Conversations with Adam in the car

In the car, you can have very frank and intense conversations because you are relegated to sit with one another but yet not required to have eye contact. It is the one place where you can be sure to have your kid's attention because they can't run away. Many people have noticed this phenomenon, as I've heard about this on WGBH Morning Stories as well as Mommycast (not that my whole world centers on podcasts or anything).

So one day driving Adam to and from soccer (yes the cliché soccer mom), we had a conversation about school and college. I told him that he would be going to college and probably live there (make it a fact now so that he doesn't get any ideas otherwise). He was extremely alarmed about living away from home because he said he would miss me. I replied that it was extremely sweet of him to think so, but when the time came, he would probably want to live away from home. He was adamant about missing me and having me live with him at college, so I told him that I would remind him that he felt this way when he turns 18. Such a sweet sentiment from a 5-year-old, I was really touched.

Last week as I was driving him to ice skating lessons, we had another funny conversation.

Mom: Adam, what are you doing?
Adam: I'm watching TV in my brain.
Mom: What are you watching?
Adam: The Simpsons. What are you watching?
Mom: Well, I'm watching the road because I have to drive. Actually I'm singing to myself "Thumpity thump thump, thumpity thump thump, over the hills we go" because we just went over that bumpy part and we are going to ice skating lessons so it reminded me of wintertime. "Thumpity thump thump..."
Adam: Stop it Mom!


Anonymous said...

At a very young age, my daughter Kimberly was the type of kid who was very taken back by simplicity and the Amish lifestyle in particular.

She always told me she would never drive a car and did not want to live in a city, she did not want a TV and she wanted a very simple lifestyle.

I kept trying to convince her that some of the advances humans have made are not all wastful and excessive, and that they help with the general progress of mankind and in fact the planet.

As she grew she never really changed her interest in things like TV, but she slowly started to not only accept new technologies...but get excited about them.

She really got turned on to computers, and had a web page at a very early age. (I helped her edit it, but she was constantly wanting to update the content)

She was a big user of email, and then she was actually the first in the house to start a Journal. (and of course....she quickly learned that the wanted to drive in a big way and went for her drivers test only days after she was old enough)

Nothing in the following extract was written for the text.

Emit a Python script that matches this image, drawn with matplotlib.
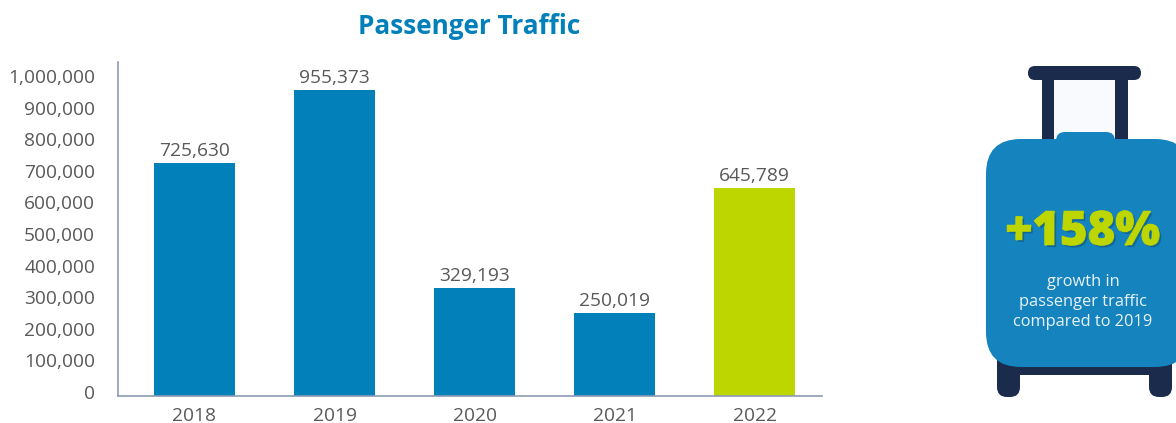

I know she has not finished developing and growing....none of us has....but so far, I am very proud of the choices sha has made and the values she has decided are important to her.

Kids are great.....being a parent is great. This all makes life worth living...and thank goodness for our brains because these kind of memories will be the one's we will enjoy until we draw out last breath.

Anonymous said...

I have had so many wonderful conversations in the car with my children. I didn't want a dvd player in my new car because I feared this would take away the last frontier where I have my children's undivided attention. For example, my 7 year old son recently told me he speaks to his future self. When I asked what his future self looked like, he said he couldn't tell me because it would jeopardize the space/time continuum. I'm so glad I asked!